Now that the garden’s looking trim again, the couple are wondering what’s next. “With country gardens you can seize a bit of adjacent paddock,” says Richard, who’s wondering about adding a few more deciduous trees, a bit more woodland perhaps. “I’d quite like to go a wee bit further. There’s room to do it.”
THIS PAGE A seat with a view of the pond; the soil is quite limey, which is not ideal for rhododendrons, so Anita has been encouraged by the one in the foreground, which is flowering well after being mulched with plenty of pine needles.OPPOSITE (clockwise from top) After Anita’s stroke, she began working on this garden, removing coloured plants and bringing it back to the green and white palette favoured by the original owner. Ducks nest among the yellow irises in the spring-fed pond. The longflowering banksia rose climbs a tree; in the foreground is a collection of hostas.

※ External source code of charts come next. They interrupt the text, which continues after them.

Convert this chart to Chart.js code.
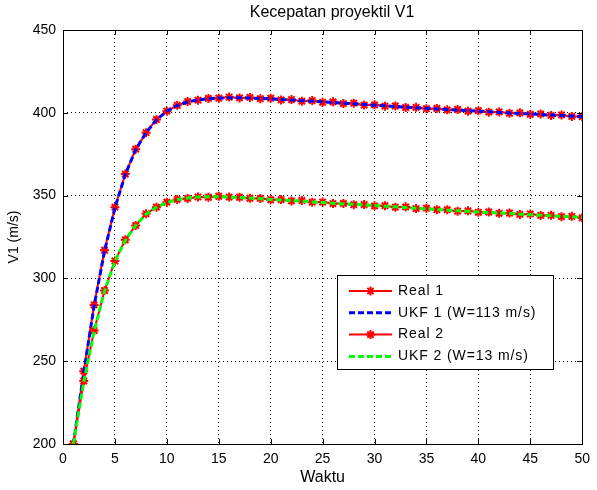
<!DOCTYPE html>
<html lang="id">
<head>
<meta charset="UTF-8">
<title>Kecepatan proyektil V1</title>
<script src="https://cdn.jsdelivr.net/npm/chart.js"></script>
<style>
  html, body { margin: 0; padding: 0; background: #fff; }
  #wrap { width: 597px; height: 490px; }
</style>
</head>
<body>
<div id="wrap"><canvas id="v1Chart" width="597" height="490"></canvas></div>
<script>
// time steps
const waktu = [
  1, 2, 3, 4, 5, 6, 7, 8, 9, 10,
  11, 12, 13, 14, 15, 16, 17, 18, 19, 20,
  21, 22, 23, 24, 25, 26, 27, 28, 29, 30,
  31, 32, 33, 34, 35, 36, 37, 38, 39, 40,
  41, 42, 43, 44, 45, 46, 47, 48, 49, 50
];

// projectile 1: real velocity and UKF estimate (m/s)
const real1 = [
  200, 244, 284, 317, 343, 363, 378, 388, 396, 401,
  404.5, 406.8, 407.6, 408.7, 408.8, 409.5, 409.0, 409.3, 408.5, 408.8,
  407.8, 408.0, 407.0, 407.4, 406.3, 406.6, 405.6, 405.8, 404.7, 404.8,
  404.0, 404.1, 403.2, 403.3, 402.5, 402.6, 401.8, 402.0, 401.0, 401.3,
  400.4, 400.5, 399.7, 400.0, 399.1, 399.3, 398.4, 398.7, 397.8, 397.7
];
const ukf1 = [
  200, 243.5, 283.5, 316.5, 342.5, 362.8, 377.8, 388, 395.8, 401,
  404.4, 406.5, 407.8, 408.5, 408.9, 409.1, 409.1, 408.9, 408.7, 408.4,
  408.0, 407.7, 407.3, 407.0, 406.6, 406.2, 405.8, 405.4, 405.0, 404.6,
  404.2, 403.8, 403.4, 403.0, 402.7, 402.3, 402.0, 401.6, 401.3, 401.0,
  400.6, 400.2, 399.9, 399.6, 399.3, 399.0, 398.6, 398.3, 398.0, 397.6
];

// projectile 2: real velocity and UKF estimate (m/s)
const real2 = [
  200, 238, 268.5, 292.7, 310.5, 323.3, 332, 339, 343, 346,
  347.7, 348.3, 349.2, 349.0, 349.6, 349.1, 349.0, 348.4, 348.3, 347.5,
  347.6, 346.8, 347.1, 346.0, 346.1, 345.2, 345.3, 344.5, 344.6, 343.8,
  343.9, 343.0, 343.2, 342.2, 342.4, 341.5, 341.5, 340.6, 340.8, 339.9,
  340.1, 339.3, 339.5, 338.6, 338.9, 338.0, 338.1, 337.3, 337.5, 336.6
];
const ukf2 = [
  200, 237.5, 268, 292.5, 310.3, 323, 332, 338.8, 343, 345.8,
  347.6, 348.6, 349.1, 349.3, 349.3, 349.1, 348.8, 348.5, 348.1, 347.7,
  347.3, 347.0, 346.6, 346.2, 345.8, 345.4, 345.0, 344.7, 344.4, 344.0,
  343.6, 343.2, 342.8, 342.4, 342.0, 341.6, 341.2, 340.8, 340.5, 340.1,
  339.8, 339.5, 339.2, 338.8, 338.5, 338.2, 337.8, 337.5, 337.2, 336.8
];

const seriesNames = ['Real 1', 'UKF 1 (W=113 m/s)', 'Real 2', 'UKF 2 (W=13 m/s)'];
const chartTitle = 'Kecepatan proyektil V1';

const FONT = "'Liberation Sans', Arial, sans-serif";

function pts(ys) {
  return waktu.map((x, i) => ({ x: x, y: ys[i] }));
}

function realSet(label, ys, order) {
  return {
    label: label,
    data: pts(ys),
    borderColor: '#ff0000',
    backgroundColor: '#ff0000',
    borderWidth: 2,
    pointStyle: 'star',
    pointRadius: 4.5,
    pointBorderWidth: 2,
    pointBorderColor: '#ff0000',
    tension: 0,
    order: order
  };
}

function ukfSet(label, ys, color, order) {
  return {
    label: label,
    data: pts(ys),
    borderColor: color,
    borderWidth: 3,
    borderDash: [6, 3],
    pointRadius: 0,
    tension: 0,
    order: order
  };
}

// title centred a little right of the axes, like the original figure
const topTitle = {
  id: 'topTitle',
  afterDraw(chart) {
    const { ctx } = chart;
    ctx.save();
    ctx.font = '16px ' + FONT;
    ctx.fillStyle = '#000';
    ctx.textAlign = 'center';
    ctx.textBaseline = 'middle';
    ctx.fillText(chartTitle, 332, 13);
    ctx.restore();
  }
};

// MATLAB-style box with inward ticks on all four sides
const boxTicks = {
  id: 'boxTicks',
  afterDatasetsDraw(chart) {
    const { ctx, chartArea: a, scales } = chart;
    ctx.save();
    ctx.strokeStyle = '#000';
    ctx.lineWidth = 1;
    ctx.beginPath();
    scales.x.ticks.forEach(t => {
      const px = Math.round(scales.x.getPixelForValue(t.value)) + 0.5;
      ctx.moveTo(px, a.bottom); ctx.lineTo(px, a.bottom - 5);
      ctx.moveTo(px, a.top); ctx.lineTo(px, a.top + 5);
    });
    scales.y.ticks.forEach(t => {
      const py = Math.round(scales.y.getPixelForValue(t.value)) + 0.5;
      ctx.moveTo(a.left, py); ctx.lineTo(a.left + 5, py);
      ctx.moveTo(a.right, py); ctx.lineTo(a.right - 5, py);
    });
    ctx.stroke();
    ctx.strokeRect(Math.round(a.left) + 0.5, Math.round(a.top) + 0.5,
      Math.round(a.right - a.left), Math.round(a.bottom - a.top));
    ctx.restore();
  }
};

// legend box inside the axes
const boxLegend = {
  id: 'boxLegend',
  afterDraw(chart) {
    const { ctx, chartArea: a } = chart;
    const x0 = a.left + 274, y0 = a.top + 245, w = 216, h = 94;
    ctx.save();
    ctx.fillStyle = '#fff';
    ctx.fillRect(x0, y0, w, h);
    ctx.strokeStyle = '#000';
    ctx.lineWidth = 1;
    ctx.strokeRect(x0 + 0.5, y0 + 0.5, w, h);
    ctx.font = '14px ' + FONT;
    ctx.letterSpacing = '0.9px';
    ctx.textBaseline = 'middle';
    chart.data.datasets.forEach((ds, i) => {
      const y = y0 + 16 + i * 21.8;
      const lx1 = x0 + 12, lx2 = x0 + 55;
      ctx.save();
      ctx.strokeStyle = ds.borderColor;
      ctx.lineWidth = ds.borderWidth;
      ctx.setLineDash(ds.borderDash || []);
      ctx.beginPath();
      ctx.moveTo(lx1, y); ctx.lineTo(lx2, y);
      ctx.stroke();
      ctx.restore();
      if (ds.pointRadius > 0) {
        const r = ds.pointRadius;
        const cx = (lx1 + lx2) / 2;
        ctx.save();
        ctx.strokeStyle = ds.pointBorderColor;
        ctx.lineWidth = ds.pointBorderWidth;
        ctx.beginPath();
        ctx.moveTo(cx - r, y); ctx.lineTo(cx + r, y);
        ctx.moveTo(cx, y - r); ctx.lineTo(cx, y + r);
        ctx.moveTo(cx - r * 0.7, y - r * 0.7); ctx.lineTo(cx + r * 0.7, y + r * 0.7);
        ctx.moveTo(cx - r * 0.7, y + r * 0.7); ctx.lineTo(cx + r * 0.7, y - r * 0.7);
        ctx.stroke();
        ctx.restore();
      }
      ctx.fillStyle = '#000';
      ctx.fillText(ds.label, x0 + 61, y);
    });
    ctx.restore();
  }
};

const ctx = document.getElementById('v1Chart').getContext('2d');
const v1Chart = new Chart(ctx, {
  type: 'line',
  data: {
    datasets: [
      realSet(seriesNames[0], real1, 4),
      ukfSet(seriesNames[1], ukf1, '#0000ff', 3),
      realSet(seriesNames[2], real2, 2),
      ukfSet(seriesNames[3], ukf2, '#00ff00', 1)
    ]
  },
  options: {
    responsive: false,
    animation: false,
    layout: { padding: { left: 0, right: 4, top: 30, bottom: 0 } },
    plugins: {
      legend: { display: false },
      tooltip: { enabled: false },
      title: { display: false }
    },
    scales: {
      x: {
        type: 'linear',
        min: 0,
        max: 50,
        afterFit(scale) { scale.height = 46; },
        ticks: { stepSize: 5, color: '#000', padding: 7, font: { family: FONT, size: 14 } },
        grid: { color: '#000', lineWidth: 1, drawTicks: false },
        border: { display: false, dash: [1, 3] },
        title: {
          display: true,
          text: 'Waktu',
          color: '#000',
          font: { family: FONT, size: 16 },
          padding: { top: 0, bottom: 3 }
        }
      },
      y: {
        min: 200,
        max: 450,
        afterFit(scale) { scale.width = 63; },
        ticks: { stepSize: 50, color: '#000', padding: 7, font: { family: FONT, size: 14 } },
        grid: { color: '#000', lineWidth: 1, drawTicks: false },
        border: { display: false, dash: [1, 3] },
        title: {
          display: true,
          text: 'V1 (m/s)',
          color: '#000',
          font: { family: FONT, size: 14 },
          padding: { top: 6, bottom: 0 }
        }
      }
    }
  },
  plugins: [boxTicks, boxLegend, topTitle]
});
</script>
</body>
</html>
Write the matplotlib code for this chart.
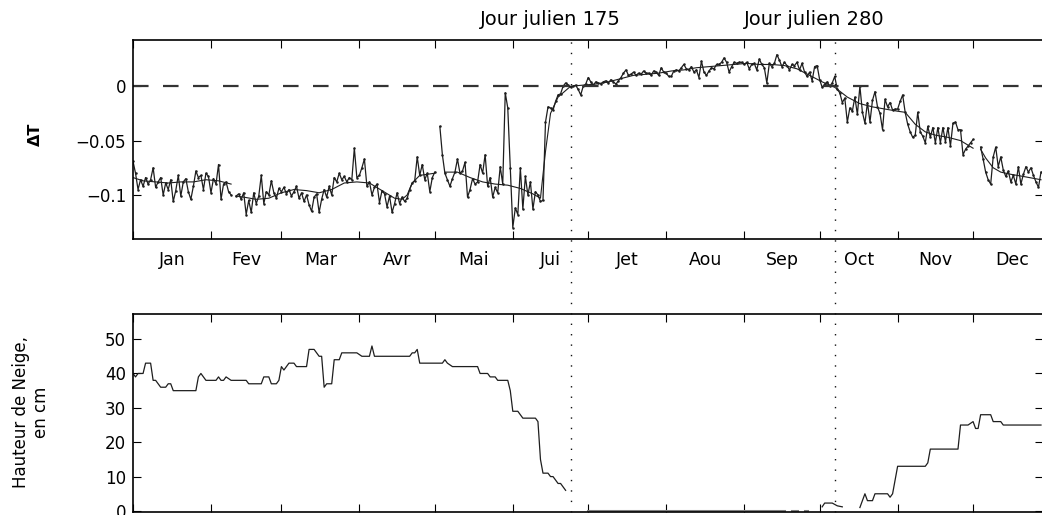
import numpy as np
import matplotlib
matplotlib.use("Agg")
import matplotlib.pyplot as plt
from matplotlib.lines import Line2D
from matplotlib.ticker import FixedLocator, FixedFormatter, NullFormatter
from matplotlib.transforms import blended_transform_factory

MONTH_STARTS = [1, 32, 60, 91, 121, 152, 182, 213, 244, 274, 305, 335, 366]
MONTHS = ["Jan", "Fev", "Mar", "Avr", "Mai", "Jui",
          "Jet", "Aou", "Sep", "Oct", "Nov", "Dec"]
MARK_DAYS = [175, 280]
nan = np.nan

# daily Delta T, in 1e-3 units, day 1..362 (nan = missing)
dt_milli = [
    -69, -80, -95, -86, -92, -84, -90, -86, -75, -93, -88, -84, -100, -89, -95, -86,
    -106, -96, -82, -101, -88, -85, -97, -104, -92, -78, -84, -82, -95, -80, -83,  # jan
    -98, -85, -90, -72, -104, -90, -88, -97, -100, nan, -101, -99, -104, -98, -118,
    -105, -116, -98, -108, -101, -82, -108, -97, -100, -87, -98, -103, -94,  # feb
    -97, -93, -99, -95, -101, -97, -92, -103, -98, -106, -100, -109, -115, -102, -99,
    -116, -104, -95, -102, -92, -100, -84, -88, -80, -86, -83, -88, -84, -86, -57, -84,  # mar
    -82, -75, -67, -92, -88, -100, -93, -90, -107, -96, -99, -111, -101, -116, -108,
    -98, -108, -102, -106, -103, -95, -89, -87, -65, -82, -72, -86, -80, -97, -84,  # apr
    -79, nan, -37, -63, -80, -86, -92, -85, -79, -67, -80, -78, -70, -102, -95, -85,
    -90, -88, -72, -80, -63, -92, -84, -102, -93, -98, -74, -90, -6, -20, -75,  # may
    -130, -112, -118, -75, -113, -83, -100, -88, -113, -97, -100, -106, -105, -33, -19,
    -20, -22, -14, -8, -7, 0, 3, 1, -1, 0, 1, -3, -8, 0, 2,  # jun
    8, 4, 1, 4, 3, 2, 4, 5, 3, 6, 4, 2, 5, 8, 12, 15, 10, 11, 13, 10, 12, 11, 14, 12,
    12, 10, 14, 13, 10, 17, 13,  # jul
    12, 9, 9, 14, 15, 14, 17, 20, 16, 15, 18, 13, 15, 8, 23, 13, 10, 14, 17, 16, 20,
    20, 22, 26, 22, 13, 18, 22, 21, 22, 22,  # aug
    20, 22, 16, 20, 21, 15, 25, 20, 17, 3, 21, 18, 21, 29, 24, 18, 22, 19, 15, 20, 19,
    22, 15, 21, 13, 9, 13, 5, 18, 19,  # sep
    6, -1, 2, 4, 0, 3, 9, -3, -6, -15, -11, -33, -20, -23, -10, -26, 0, -24, -34, -15,
    -33, -13, -5, -19, -25, -40, -12, -19, -15, -22, -21,  # oct
    -21, -14, -8, -24, -35, -42, -47, -45, -24, -42, -46, -52, -37, -47, -38, -52, -38,
    -52, -38, -51, -38, -55, -34, -33, -40, -40, -63, -58, -55, -52,  # nov
    -49, nan, nan, -56, -67, -79, -86, -90, -65, -56, -74, -65, -77, -83, -78, -88, -82,
    -90, -74, -90, -81, -74, -79, -75, -82, -88, -93, -79,  # dec
]

# smoothed Delta T, 1e-3 units
smooth_days = [1, 5, 10, 15, 20, 25, 30, 35, 40, 41, 42, 45, 50, 55, 60, 65, 70, 75,
               80, 85, 90, 95, 100, 105, 108, 110, 112, 115, 121, 122, 125, 130, 135,
               140, 145, 150, 155, 160, 163, 165, 167, 170, 175, 180, 185, 190, 195,
               200, 205, 210, 215, 220, 225, 230, 235, 240, 245, 250, 255, 260, 265,
               270, 275, 280, 285, 290, 295, 300, 305, 308, 312, 316, 320, 325, 330,
               335, 336, 338, 340, 343, 346, 350, 355, 362]
smooth_milli = [-84, -87, -88, -89, -88, -88, -86, -87, -90, nan, -101, -102, -104,
                -103, -98, -95, -96, -98, -95, -89, -88, -89, -96, -103, -104, -100,
                -89, -82, -80, nan, -79, -79, -84, -88, -90, -91, -94, -99, -103, -60,
                -25, -10, 0, 1, 2, 4, 7, 10, 11, 12, 14, 15, 17, 18, 19, 20, 21, 20,
                20, 19, 16, 10, 4, -1, -10, -16, -19, -21, -23, -24, -35, -42, -45,
                -47, -50, -57, nan, -58, -66, -75, -79, -81, -83, -86]

# snow depth (cm)
snow_days = [1, 2, 3, 5, 6, 8, 9, 10, 12, 14, 15, 16, 17, 26, 27, 28, 30, 34, 35, 36,
             37, 38, 40, 46, 47, 52, 53, 55, 56, 58, 59, 60, 61, 63, 65, 66, 70, 71,
             73, 75, 76, 77, 78, 80, 81, 83, 84, 90, 92, 95, 96, 97, 111, 112, 113,
             114, 115, 124, 125, 126, 128, 138, 139, 142, 143, 145, 146, 150, 151,
             152, 154, 156, 161, 162, 163, 164, 166, 167, 168, 170, 171, 173, 174,
             275, 276, 279, 281, 283, 284, 290, 291, 292, 293, 295, 296, 301, 302,
             303, 304, 305, 316, 317, 318, 329, 330, 333, 335, 336, 337, 338, 342,
             343, 346, 347, 362]
snow_cm = [40, 39, 40, 40, 43, 43, 38, 38, 36, 36, 37, 37, 35, 35, 39, 40, 38, 38, 39,
           38, 38, 39, 38, 38, 37, 37, 39, 39, 37, 37, 38, 42, 41, 43, 43, 42, 42, 47,
           47, 45, 45, 36, 37, 37, 44, 44, 46, 46, 45, 45, 48, 45, 45, 46, 46, 47, 43,
           43, 44, 43, 42, 42, 40, 40, 39, 39, 38, 38, 35, 29, 29, 27, 27, 26, 15, 11,
           11, 10, 10, 8, 8, 6, nan,
           1.2, 2.3, 2.3, 1.5, 1.2, nan, 1, 3, 5, 3, 3, 5, 5, 4, 5, 9, 13, 13, 14, 18,
           18, 25, 25, 26, 24, 24, 28, 28, 26, 26, 25, 25]
zero_days = [182, 260, 261, 263, 265, 266, 268, 269]
zero_cm = [0, 0, nan, 0, 0, nan, 0, 0]

days = np.arange(1, len(dt_milli) + 1)
dt = np.array(dt_milli, dtype=float) / 1000
smooth = np.array(smooth_milli, dtype=float) / 1000

W, H = 1042, 515
fig = plt.figure(figsize=(W / 100, H / 100), dpi=100)
ax_b = fig.add_axes([133 / W, 1 - 512 / H, 910 / W, 198 / H])
ax_t = fig.add_axes([133 / W, 1 - 239 / H, 910 / W, 199 / H])

LC = "#1e1e1e"
ax_t.plot(days, dt, color=LC, lw=0.9, marker=".", ms=1.6)
ax_t.plot(smooth_days, smooth, color=LC, lw=0.8)
ax_t.axhline(0, color="#333333", lw=1.6, dashes=(7, 6.5))

ax_b.plot(snow_days, snow_cm, color=LC, lw=0.9)
ax_b.plot(zero_days, zero_cm, color="#808080", lw=2.2)

mids = [(a + b) / 2 for a, b in zip(MONTH_STARTS[:-1], MONTH_STARTS[1:])]
for ax in (ax_t, ax_b):
    ax.set_xlim(1, 362.8)
    ax.xaxis.set_major_locator(FixedLocator(MONTH_STARTS[:-1]))
    ax.xaxis.set_major_formatter(NullFormatter())
    ax.tick_params(which="major", direction="in", length=5.5, width=0.8,
                   top=True, right=True, labelsize=12, pad=5)
    for s in ax.spines.values():
        s.set_linewidth(1.2)

ax_t.xaxis.set_minor_locator(FixedLocator(mids))
ax_t.xaxis.set_minor_formatter(FixedFormatter(MONTHS))
ax_t.tick_params(axis="x", which="minor", length=0, labelsize=12.5, pad=9)

ax_t.set_ylim(-0.1405, 0.0425)
ax_t.set_yticks([-0.1, -0.05, 0])
ax_t.set_yticklabels(["\u22120.1", "\u22120.05", "0"])

ax_b.set_ylim(-0.3, 57.3)
ax_b.set_yticks([0, 10, 20, 30, 40, 50])

fig.text(35 / W, 1 - 134 / H, "\u0394T", rotation=90, ha="center", va="center",
         fontsize=11.5, fontweight="bold")
fig.text(31 / W, 1 - 412 / H, "Hauteur de Neige,\nen cm", rotation=90,
         ha="center", va="center", fontsize=12, linespacing=1.15)

# vertical dotted markers and their labels
tr = blended_transform_factory(ax_t.transData, fig.transFigure)
for d in MARK_DAYS:
    fig.add_artist(Line2D([d, d], [1 - 512 / H, 1 - 36 / H], transform=tr,
                          color="#111111", lw=1.0, dashes=(1, 6.5)))
    ax_t.text(d - 8, 1 - 25 / H, f"Jour julien {d}", transform=tr,
              ha="center", va="baseline", fontsize=14)

fig.savefig("out.png", dpi=100)
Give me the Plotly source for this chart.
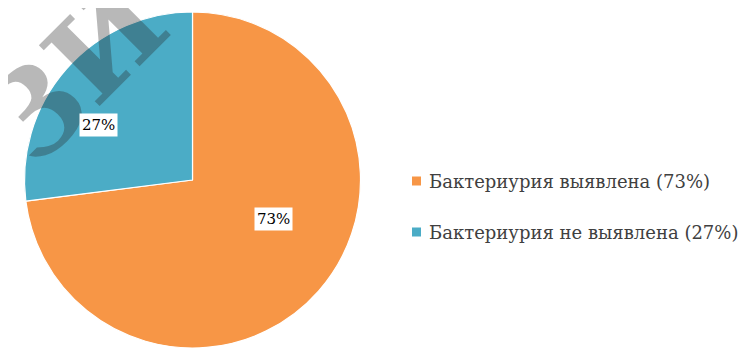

THIS PAGE Visitors to the garden admire the mown strips down the driveway; Richard, the ever-practical farmer, explains that he mows the roadside, so he does one strip down the driveway on the way there and one on the way back. OPPOSITE (from top) Anita thought the Choisya ternata ‘Sundance’ was looking sick and fed it Epsom salts, before realising it was supposed to have golden foliage; she’s planting several varieties of daphne in this woodland area as well as about 300 bluebell bulbs she was given: “I’m looking forward to seeing them pop up,” she says. Anita likes the way the trees in the paddocks draw the eye out into the distance; as she didn’t plant the garden, she doesn’t know the names of a lot of the roses.